> [Directions]:
Starting at the line that contains "Reproduce this chart with matplotlib." and stopping after the line that contains "ax.set_axisbelow(True)", copy the lines exactly. Pictures are left out.

> [Excerpted records]:

------------------------------

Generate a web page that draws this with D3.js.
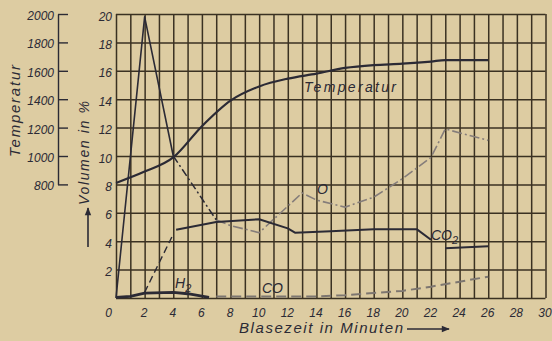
<!DOCTYPE html>
<html>
<head>
<meta charset="utf-8">
<script src="https://cdn.jsdelivr.net/npm/d3@7"></script>
<style>
	body { margin: 0; background: #ddcca2; }
	svg text { font-family: 'Liberation Sans', Arial, sans-serif; font-style: italic; fill: #2b2a35; }
</style>
</head>
<body>
<div id="chart"></div>
<script>
// tick labels
const xTicks = [0, 2, 4, 6, 8, 10, 12, 14, 16, 18, 20, 22, 24, 26, 28, 30]
const yTicks = [2, 4, 6, 8, 10, 12, 14, 16, 18, 20]
const tempTicks = [800, 1000, 1200, 1400, 1600, 1800, 2000]

// Temperatur (deg C)
const tempTime = [0, 2, 4, 6, 8, 10, 12, 14, 16, 18, 20, 22, 23, 26]
const tempValue = [810, 890, 990, 1210, 1390, 1490, 1545, 1580, 1620, 1640, 1650, 1665, 1675, 1675]

// O (vol %)
const oTime = [0, 2, 4, 7, 8, 10, 13, 14, 16, 18, 20, 22, 23, 26]
const oValue = [0, 19.8, 10, 5.5, 5.1, 4.6, 7.4, 6.9, 6.4, 7.1, 8.4, 9.9, 11.9, 11.1]

// CO2 (vol %), null = break in the line
const co2Time = [2, 3.9, 4, 4.2, 7, 10, 12, 12.5, 15, 18, 21, 22, 22.5, 23, 26]
const co2Value = [0.4, 4.3, null, 4.8, 5.35, 5.55, 4.9, 4.6, 4.7, 4.85, 4.85, 4.1, null, 3.5, 3.65]

// H2 (vol %)
const h2Time = [0, 1, 2, 4, 5, 6.5]
const h2Value = [0.05, 0.12, 0.35, 0.4, 0.3, 0.05]

// CO (vol %)
const coTime = [7, 14, 16, 18, 20, 22, 24, 26]
const coValue = [0.1, 0.1, 0.2, 0.35, 0.5, 0.8, 1.15, 1.5]

var width = 552
var height = 341
var ink = '#2b2a35'
var gridColor = '#3a3122'

var x = d3.scaleLinear().domain([0, 30]).range([116, 545.5])
var y = d3.scaleLinear().domain([0, 20]).range([298, 14])
// temperature axis shares the upper part of the volume axis
var yt = d3.scaleLinear().domain([800, 2000]).range([y(8), y(20)])

var svg = d3.select('#chart')
	.append('svg')
	.attr('width', width)
	.attr('height', height)

svg.append('rect')
	.attr('width', width)
	.attr('height', height)
	.attr('fill', '#ddcca2')

var defs = svg.append('defs')
defs.append('marker')
	.attr('id', 'arrow')
	.attr('viewBox', '0 0 10 10')
	.attr('refX', 9).attr('refY', 5)
	.attr('markerWidth', 7).attr('markerHeight', 5)
	.attr('orient', 'auto')
	.append('path')
	.attr('d', 'M0,1 L10,5 L0,9 Z')
	.attr('fill', ink)

// grid: every minute vertically, every 2 % horizontally
var xGrid = svg.append('g')
	.attr('transform', 'translate(0,' + y(0) + ')')
	.call(d3.axisBottom(x)
		.tickValues(d3.range(0, 31))
		.tickSize(-(y(0) - y(20)))
		.tickPadding(10)
		.tickFormat(d => xTicks.includes(d) ? d : ''))
xGrid.select('.domain').remove()
xGrid.selectAll('line').attr('stroke', gridColor).attr('stroke-width', 1.5)
xGrid.selectAll('text')
	.style('font-size', '12px')
	.attr('fill', ink)
	.attr('dx', d => d == 0 ? -8 : -1)

var yGrid = svg.append('g')
	.attr('transform', 'translate(' + x(0) + ',0)')
	.call(d3.axisLeft(y)
		.tickValues(d3.range(0, 21, 2))
		.tickSize(-(x(30) - x(0)))
		.tickPadding(4)
		.tickFormat(d => yTicks.includes(d) ? d : ''))
yGrid.select('.domain').remove()
yGrid.selectAll('line').attr('stroke', gridColor).attr('stroke-width', 1.5)
yGrid.selectAll('text')
	.style('font-size', '12px')
	.attr('fill', ink)
	.attr('dy', '0.5em')

// temperature axis
var tAxis = svg.append('g')
	.attr('transform', 'translate(58,0)')
	.call(d3.axisLeft(yt)
		.tickValues(tempTicks)
		.tickSizeInner(-10)
		.tickSizeOuter(0)
		.tickPadding(4)
		.tickFormat(d3.format('d')))
tAxis.select('.domain').attr('stroke', ink).attr('stroke-width', 1.4)
tAxis.selectAll('line').attr('stroke', ink).attr('stroke-width', 1.4)
tAxis.selectAll('text')
	.style('font-size', '12px')
	.attr('fill', ink)
	.attr('dy', '0.45em')

// axis titles
svg.append('text')
	.attr('transform', 'translate(20,111) rotate(-90)')
	.attr('text-anchor', 'middle')
	.attr('textLength', 92)
	.style('font-size', '15px')
	.text('Temperatur')

svg.append('text')
	.attr('transform', 'translate(89,153) rotate(-90)')
	.attr('text-anchor', 'middle')
	.attr('textLength', 104)
	.style('font-size', '14px')
	.text('Volumen in %')

svg.append('line')
	.attr('x1', 88).attr('y1', 247)
	.attr('x2', 88).attr('y2', 208)
	.attr('stroke', ink)
	.attr('stroke-width', 1.6)
	.attr('marker-end', 'url(#arrow)')

svg.append('text')
	.attr('x', 239)
	.attr('y', 333)
	.attr('textLength', 164)
	.style('font-size', '15px')
	.text('Blasezeit in Minuten')

svg.append('line')
	.attr('x1', 407).attr('y1', 329)
	.attr('x2', 449).attr('y2', 329)
	.attr('stroke', ink)
	.attr('stroke-width', 1.6)
	.attr('marker-end', 'url(#arrow)')

// series helpers
function points(ts, vs) {
	return ts.map((t, i) => ({ t: t, v: vs[i] }))
}

var line = d3.line()
	.defined(d => d.v != null)
	.x(d => x(d.t))
	.y(d => y(d.v))

var tempLine = d3.line()
	.x(d => x(d.t))
	.y(d => yt(d.v))
	.curve(d3.curveMonotoneX)

function draw(data, gen, color, w, dash) {
	svg.append('path')
		.datum(data)
		.attr('d', gen)
		.attr('fill', 'none')
		.attr('stroke', color)
		.attr('stroke-width', w)
		.attr('stroke-linejoin', 'round')
		.attr('stroke-dasharray', dash || null)
}

var oPts = points(oTime, oValue)
var co2Pts = points(co2Time, co2Value)

// CO
draw(points(coTime, coValue), line, '#7d7670', 2, '10,5')
// O: solid peak, dash-dot drop, faded rest
draw(oPts.slice(3), line, '#857d7a', 1.6, '10,3,2,3')
draw(oPts.slice(2, 4), line, ink, 1.5, '8,3,2,3')
draw(oPts.slice(0, 3), line, ink, 1.6)
// CO2
draw(co2Pts.slice(0, 2), line, ink, 1.4, '7,4')
draw(co2Pts.slice(2), line, ink, 2)
// H2
draw(points(h2Time, h2Value), line, ink, 2.8)
// Temperatur
draw(points(tempTime, tempValue), tempLine, ink, 2.2)

// series labels
svg.append('text')
	.attr('x', 304).attr('y', 92)
	.attr('textLength', 92)
	.style('font-size', '14px')
	.text('Temperatur')

svg.append('text')
	.attr('x', 317).attr('y', 194)
	.style('font-size', '14px')
	.text('O')

var co2Label = svg.append('text')
	.attr('x', 431).attr('y', 240)
	.style('font-size', '14px')
co2Label.append('tspan').text('CO')
co2Label.append('tspan').attr('dy', 4).style('font-size', '11px').text('2')

var h2Label = svg.append('text')
	.attr('x', 175).attr('y', 288)
	.style('font-size', '14px')
h2Label.append('tspan').text('H')
h2Label.append('tspan').attr('dy', 4).style('font-size', '11px').text('2')

svg.append('text')
	.attr('x', 262).attr('y', 293)
	.style('font-size', '14px')
	.text('CO')
</script>
</body>
</html>
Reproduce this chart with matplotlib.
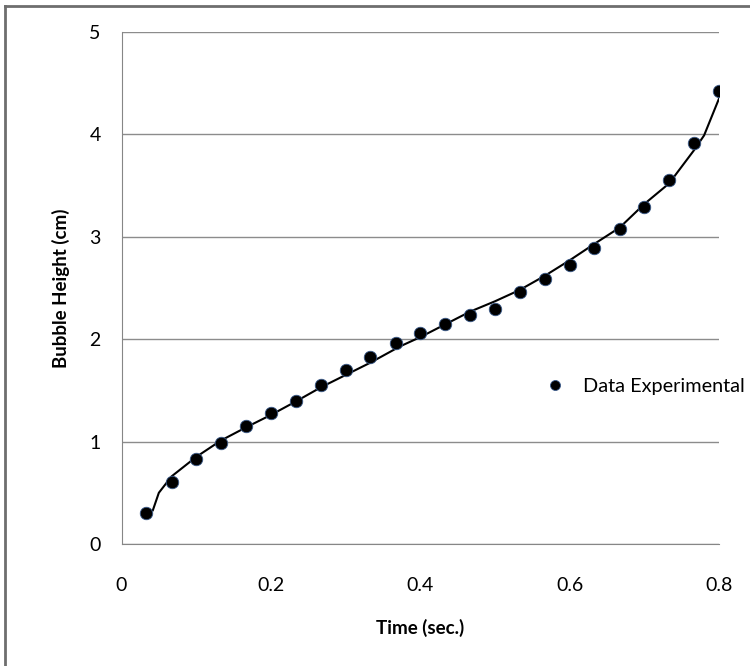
import matplotlib
matplotlib.use('Agg')
from matplotlib import pyplot as plt
from matplotlib.lines import Line2D

plt.rcParams['font.family'] = ['Lato', 'DejaVu Sans']

# experimental points (time in s, height in cm)
time_s = [0.033, 0.067, 0.100, 0.133, 0.167, 0.200, 0.233, 0.267, 0.300, 0.333,
          0.367, 0.400, 0.433, 0.467, 0.500, 0.533, 0.567, 0.600, 0.633, 0.667,
          0.700, 0.733, 0.767, 0.800]
height_cm = [0.30, 0.61, 0.83, 0.99, 1.15, 1.28, 1.40, 1.55, 1.70, 1.83,
             1.96, 2.06, 2.15, 2.24, 2.29, 2.46, 2.59, 2.72, 2.89, 3.08,
             3.29, 3.55, 3.92, 4.42]

# fitted curve
fit_t = [0.042, 0.050, 0.067, 0.100, 0.133, 0.167, 0.200, 0.233, 0.267, 0.300,
         0.333, 0.373, 0.400, 0.467, 0.500, 0.533, 0.567, 0.600, 0.633, 0.667,
         0.700, 0.733, 0.767, 0.780, 0.800]
fit_h = [0.33, 0.50, 0.66, 0.85, 1.01, 1.14, 1.26, 1.39, 1.53, 1.65,
         1.77, 1.93, 2.02, 2.27, 2.37, 2.48, 2.62, 2.77, 2.93, 3.09,
         3.32, 3.52, 3.85, 3.99, 4.35]

fig = plt.figure(figsize=(7.5, 6.66), dpi=100)
ax = fig.add_axes([0.162, 0.1832, 0.7967, 0.7688])

ax.plot(fit_t, fit_h, color='black', linewidth=1.5, zorder=2)
ax.plot(time_s, height_cm, linestyle='none', marker='o', markersize=9,
        markerfacecolor='black', markeredgecolor='#3a5a8a', markeredgewidth=0.6,
        label='Data Experimental', zorder=3)

ax.set_xlim(0, 0.8)
ax.set_ylim(0, 5)
ax.set_xticks([0, 0.2, 0.4, 0.6, 0.8])
ax.set_xticklabels(['0', '0.2', '0.4', '0.6', '0.8'])
ax.set_yticks([0, 1, 2, 3, 4, 5])
ax.grid(axis='y', color='#8c8c8c', linewidth=1)
ax.set_axisbelow(True)

for side in ['top', 'right']:
    ax.spines[side].set_visible(False)
ax.spines['left'].set_color('#868686')
ax.spines['bottom'].set_color('#868686')
ax.tick_params(axis='both', length=0, labelsize=14, colors='#000000')
ax.tick_params(axis='x', pad=24)
ax.tick_params(axis='y', pad=15)

ax.set_xlabel('Time (sec.)', fontsize=13.5, fontweight='bold', labelpad=18)
ax.set_ylabel('Bubble Height (cm)', fontsize=13.5, fontweight='bold', labelpad=14)

fig.legend(loc='center left', bbox_to_anchor=(0.727, 0.4204), frameon=False,
           fontsize=14.3, handletextpad=0.9, handlelength=1.0,
           borderpad=0, borderaxespad=0, markerscale=0.8)

# chart border (left and top visible)
fig.add_artist(Line2D([0.007, 0.007], [0, 0.991], color='#6e6e6e', linewidth=2))
fig.add_artist(Line2D([0.007, 1.0], [0.991, 0.991], color='#6e6e6e', linewidth=2))

fig.savefig('out.png', dpi=100)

------------------------------

> [Task solution]:
Reproduce this chart with matplotlib.
import matplotlib
matplotlib.use('Agg')
from matplotlib import pyplot as plt
from matplotlib.lines import Line2D

plt.rcParams['font.family'] = ['Lato', 'DejaVu Sans']

# experimental points (time in s, height in cm)
time_s = [0.033, 0.067, 0.100, 0.133, 0.167, 0.200, 0.233, 0.267, 0.300, 0.333,
          0.367, 0.400, 0.433, 0.467, 0.500, 0.533, 0.567, 0.600, 0.633, 0.667,
          0.700, 0.733, 0.767, 0.800]
height_cm = [0.30, 0.61, 0.83, 0.99, 1.15, 1.28, 1.40, 1.55, 1.70, 1.83,
             1.96, 2.06, 2.15, 2.24, 2.29, 2.46, 2.59, 2.72, 2.89, 3.08,
             3.29, 3.55, 3.92, 4.42]

# fitted curve
fit_t = [0.042, 0.050, 0.067, 0.100, 0.133, 0.167, 0.200, 0.233, 0.267, 0.300,
         0.333, 0.373, 0.400, 0.467, 0.500, 0.533, 0.567, 0.600, 0.633, 0.667,
         0.700, 0.733, 0.767, 0.780, 0.800]
fit_h = [0.33, 0.50, 0.66, 0.85, 1.01, 1.14, 1.26, 1.39, 1.53, 1.65,
         1.77, 1.93, 2.02, 2.27, 2.37, 2.48, 2.62, 2.77, 2.93, 3.09,
         3.32, 3.52, 3.85, 3.99, 4.35]

fig = plt.figure(figsize=(7.5, 6.66), dpi=100)
ax = fig.add_axes([0.162, 0.1832, 0.7967, 0.7688])

ax.plot(fit_t, fit_h, color='black', linewidth=1.5, zorder=2)
ax.plot(time_s, height_cm, linestyle='none', marker='o', markersize=9,
        markerfacecolor='black', markeredgecolor='#3a5a8a', markeredgewidth=0.6,
        label='Data Experimental', zorder=3)

ax.set_xlim(0, 0.8)
ax.set_ylim(0, 5)
ax.set_xticks([0, 0.2, 0.4, 0.6, 0.8])
ax.set_xticklabels(['0', '0.2', '0.4', '0.6', '0.8'])
ax.set_yticks([0, 1, 2, 3, 4, 5])
ax.grid(axis='y', color='#8c8c8c', linewidth=1)
ax.set_axisbelow(True)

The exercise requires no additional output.